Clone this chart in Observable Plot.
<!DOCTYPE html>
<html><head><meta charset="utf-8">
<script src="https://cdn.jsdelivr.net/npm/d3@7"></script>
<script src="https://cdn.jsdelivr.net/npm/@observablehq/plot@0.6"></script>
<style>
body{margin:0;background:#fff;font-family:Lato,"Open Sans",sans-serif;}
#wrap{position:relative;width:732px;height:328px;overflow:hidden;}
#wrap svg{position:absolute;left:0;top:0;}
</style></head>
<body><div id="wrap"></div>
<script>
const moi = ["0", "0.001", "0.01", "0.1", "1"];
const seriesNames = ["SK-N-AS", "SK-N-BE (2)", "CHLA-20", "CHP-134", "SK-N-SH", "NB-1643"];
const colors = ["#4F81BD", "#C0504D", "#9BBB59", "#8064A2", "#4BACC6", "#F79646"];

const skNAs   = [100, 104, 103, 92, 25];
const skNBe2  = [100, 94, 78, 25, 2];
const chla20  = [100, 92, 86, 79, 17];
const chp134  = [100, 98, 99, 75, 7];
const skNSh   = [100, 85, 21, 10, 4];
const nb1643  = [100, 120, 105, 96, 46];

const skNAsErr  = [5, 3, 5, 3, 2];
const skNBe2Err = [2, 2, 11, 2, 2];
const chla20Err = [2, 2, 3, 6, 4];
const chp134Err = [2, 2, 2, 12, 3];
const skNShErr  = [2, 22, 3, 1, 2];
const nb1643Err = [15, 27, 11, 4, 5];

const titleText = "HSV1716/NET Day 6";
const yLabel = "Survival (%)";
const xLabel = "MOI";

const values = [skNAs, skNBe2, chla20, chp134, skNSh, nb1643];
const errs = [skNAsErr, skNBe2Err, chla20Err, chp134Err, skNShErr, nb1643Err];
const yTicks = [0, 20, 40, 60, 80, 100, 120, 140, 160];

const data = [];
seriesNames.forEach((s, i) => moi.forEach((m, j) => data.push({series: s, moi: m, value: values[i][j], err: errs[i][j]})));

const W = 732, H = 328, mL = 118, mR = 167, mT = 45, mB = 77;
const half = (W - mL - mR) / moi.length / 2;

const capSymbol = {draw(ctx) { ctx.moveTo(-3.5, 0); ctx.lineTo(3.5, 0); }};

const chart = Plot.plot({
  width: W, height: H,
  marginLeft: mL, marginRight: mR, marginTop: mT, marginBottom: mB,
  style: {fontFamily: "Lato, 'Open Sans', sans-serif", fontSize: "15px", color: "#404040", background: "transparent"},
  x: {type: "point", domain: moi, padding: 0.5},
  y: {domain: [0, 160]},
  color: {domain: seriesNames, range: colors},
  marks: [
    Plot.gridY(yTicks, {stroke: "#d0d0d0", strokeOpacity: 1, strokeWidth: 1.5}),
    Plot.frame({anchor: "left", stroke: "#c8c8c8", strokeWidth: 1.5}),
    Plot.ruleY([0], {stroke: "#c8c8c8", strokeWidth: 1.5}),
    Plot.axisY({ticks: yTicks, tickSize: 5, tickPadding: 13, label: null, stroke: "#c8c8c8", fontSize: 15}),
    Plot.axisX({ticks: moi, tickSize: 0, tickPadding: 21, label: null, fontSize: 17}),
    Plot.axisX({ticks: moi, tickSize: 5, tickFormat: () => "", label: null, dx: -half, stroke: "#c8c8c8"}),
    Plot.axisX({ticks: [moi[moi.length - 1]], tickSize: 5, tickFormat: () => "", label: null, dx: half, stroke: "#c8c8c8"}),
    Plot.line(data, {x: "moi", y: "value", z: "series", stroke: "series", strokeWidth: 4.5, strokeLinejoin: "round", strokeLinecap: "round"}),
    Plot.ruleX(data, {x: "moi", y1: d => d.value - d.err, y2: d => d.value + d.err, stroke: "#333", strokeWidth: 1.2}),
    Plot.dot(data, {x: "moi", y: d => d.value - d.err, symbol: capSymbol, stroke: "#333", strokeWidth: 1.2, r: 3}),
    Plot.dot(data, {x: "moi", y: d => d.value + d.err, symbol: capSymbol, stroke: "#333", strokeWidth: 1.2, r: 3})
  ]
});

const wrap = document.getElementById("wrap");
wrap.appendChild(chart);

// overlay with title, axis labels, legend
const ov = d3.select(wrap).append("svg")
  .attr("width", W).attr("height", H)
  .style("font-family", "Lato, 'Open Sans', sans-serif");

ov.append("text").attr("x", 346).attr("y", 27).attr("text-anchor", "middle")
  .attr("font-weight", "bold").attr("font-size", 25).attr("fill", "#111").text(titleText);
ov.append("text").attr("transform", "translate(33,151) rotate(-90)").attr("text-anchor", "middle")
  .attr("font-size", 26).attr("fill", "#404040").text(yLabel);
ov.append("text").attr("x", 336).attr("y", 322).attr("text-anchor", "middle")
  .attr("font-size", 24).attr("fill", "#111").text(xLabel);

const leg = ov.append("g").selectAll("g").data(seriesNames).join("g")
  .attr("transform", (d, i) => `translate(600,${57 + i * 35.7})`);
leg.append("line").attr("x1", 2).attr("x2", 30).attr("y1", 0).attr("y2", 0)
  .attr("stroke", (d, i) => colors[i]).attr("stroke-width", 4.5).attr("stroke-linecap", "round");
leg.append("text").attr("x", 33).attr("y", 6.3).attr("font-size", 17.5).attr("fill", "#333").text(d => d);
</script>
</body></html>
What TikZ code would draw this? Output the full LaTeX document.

☆ ☆ ☆ ☆ ☆ ☆ ☆

EXERCISE DESCRIPTION - Return all of the above records exactly, leaving no line out.

RESPONSE TO THIS TASK -
Clone this chart in Observable Plot.
<!DOCTYPE html>
<html><head><meta charset="utf-8">
<script src="https://cdn.jsdelivr.net/npm/d3@7"></script>
<script src="https://cdn.jsdelivr.net/npm/@observablehq/plot@0.6"></script>
<style>
body{margin:0;background:#fff;font-family:Lato,"Open Sans",sans-serif;}
#wrap{position:relative;width:732px;height:328px;overflow:hidden;}
#wrap svg{position:absolute;left:0;top:0;}
</style></head>
<body><div id="wrap"></div>
<script>
const moi = ["0", "0.001", "0.01", "0.1", "1"];
const seriesNames = ["SK-N-AS", "SK-N-BE (2)", "CHLA-20", "CHP-134", "SK-N-SH", "NB-1643"];
const colors = ["#4F81BD", "#C0504D", "#9BBB59", "#8064A2", "#4BACC6", "#F79646"];

const skNAs   = [100, 104, 103, 92, 25];
const skNBe2  = [100, 94, 78, 25, 2];
const chla20  = [100, 92, 86, 79, 17];
const chp134  = [100, 98, 99, 75, 7];
const skNSh   = [100, 85, 21, 10, 4];
const nb1643  = [100, 120, 105, 96, 46];

const skNAsErr  = [5, 3, 5, 3, 2];
const skNBe2Err = [2, 2, 11, 2, 2];
const chla20Err = [2, 2, 3, 6, 4];
const chp134Err = [2, 2, 2, 12, 3];
const skNShErr  = [2, 22, 3, 1, 2];
const nb1643Err = [15, 27, 11, 4, 5];

const titleText = "HSV1716/NET Day 6";
const yLabel = "Survival (%)";
const xLabel = "MOI";

const values = [skNAs, skNBe2, chla20, chp134, skNSh, nb1643];
const errs = [skNAsErr, skNBe2Err, chla20Err, chp134Err, skNShErr, nb1643Err];
const yTicks = [0, 20, 40, 60, 80, 100, 120, 140, 160];

const data = [];
seriesNames.forEach((s, i) => moi.forEach((m, j) => data.push({series: s, moi: m, value: values[i][j], err: errs[i][j]})));

const W = 732, H = 328, mL = 118, mR = 167, mT = 45, mB = 77;
const half = (W - mL - mR) / moi.length / 2;

const capSymbol = {draw(ctx) { ctx.moveTo(-3.5, 0); ctx.lineTo(3.5, 0); }};

const chart = Plot.plot({
  width: W, height: H,
  marginLeft: mL, marginRight: mR, marginTop: mT, marginBottom: mB,
  style: {fontFamily: "Lato, 'Open Sans', sans-serif", fontSize: "15px", color: "#404040", background: "transparent"},
  x: {type: "point", domain: moi, padding: 0.5},
  y: {domain: [0, 160]},
  color: {domain: seriesNames, range: colors},
  marks: [
    Plot.gridY(yTicks, {stroke: "#d0d0d0", strokeOpacity: 1, strokeWidth: 1.5}),
    Plot.frame({anchor: "left", stroke: "#c8c8c8", strokeWidth: 1.5}),
    Plot.ruleY([0], {stroke: "#c8c8c8", strokeWidth: 1.5}),
    Plot.axisY({ticks: yTicks, tickSize: 5, tickPadding: 13, label: null, stroke: "#c8c8c8", fontSize: 15}),
    Plot.axisX({ticks: moi, tickSize: 0, tickPadding: 21, label: null, fontSize: 17}),
    Plot.axisX({ticks: moi, tickSize: 5, tickFormat: () => "", label: null, dx: -half, stroke: "#c8c8c8"}),
    Plot.axisX({ticks: [moi[moi.length - 1]], tickSize: 5, tickFormat: () => "", label: null, dx: half, stroke: "#c8c8c8"}),
    Plot.line(data, {x: "moi", y: "value", z: "series", stroke: "series", strokeWidth: 4.5, strokeLinejoin: "round", strokeLinecap: "round"}),
    Plot.ruleX(data, {x: "moi", y1: d => d.value - d.err, y2: d => d.value + d.err, stroke: "#333", strokeWidth: 1.2}),
    Plot.dot(data, {x: "moi", y: d => d.value - d.err, symbol: capSymbol, stroke: "#333", strokeWidth: 1.2, r: 3}),
    Plot.dot(data, {x: "moi", y: d => d.value + d.err, symbol: capSymbol, stroke: "#333", strokeWidth: 1.2, r: 3})
  ]
});

const wrap = document.getElementById("wrap");
wrap.appendChild(chart);

// overlay with title, axis labels, legend
const ov = d3.select(wrap).append("svg")
  .attr("width", W).attr("height", H)
  .style("font-family", "Lato, 'Open Sans', sans-serif");

ov.append("text").attr("x", 346).attr("y", 27).attr("text-anchor", "middle")
  .attr("font-weight", "bold").attr("font-size", 25).attr("fill", "#111").text(titleText);
ov.append("text").attr("transform", "translate(33,151) rotate(-90)").attr("text-anchor", "middle")
  .attr("font-size", 26).attr("fill", "#404040").text(yLabel);
ov.append("text").attr("x", 336).attr("y", 322).attr("text-anchor", "middle")
  .attr("font-size", 24).attr("fill", "#111").text(xLabel);

const leg = ov.append("g").selectAll("g").data(seriesNames).join("g")
  .attr("transform", (d, i) => `translate(600,${57 + i * 35.7})`);
leg.append("line").attr("x1", 2).attr("x2", 30).attr("y1", 0).attr("y2", 0)
  .attr("stroke", (d, i) => colors[i]).attr("stroke-width", 4.5).attr("stroke-linecap", "round");
leg.append("text").attr("x", 33).attr("y", 6.3).attr("font-size", 17.5).attr("fill", "#333").text(d => d);
</script>
</body></html>
What TikZ code would draw this? Output the full LaTeX document.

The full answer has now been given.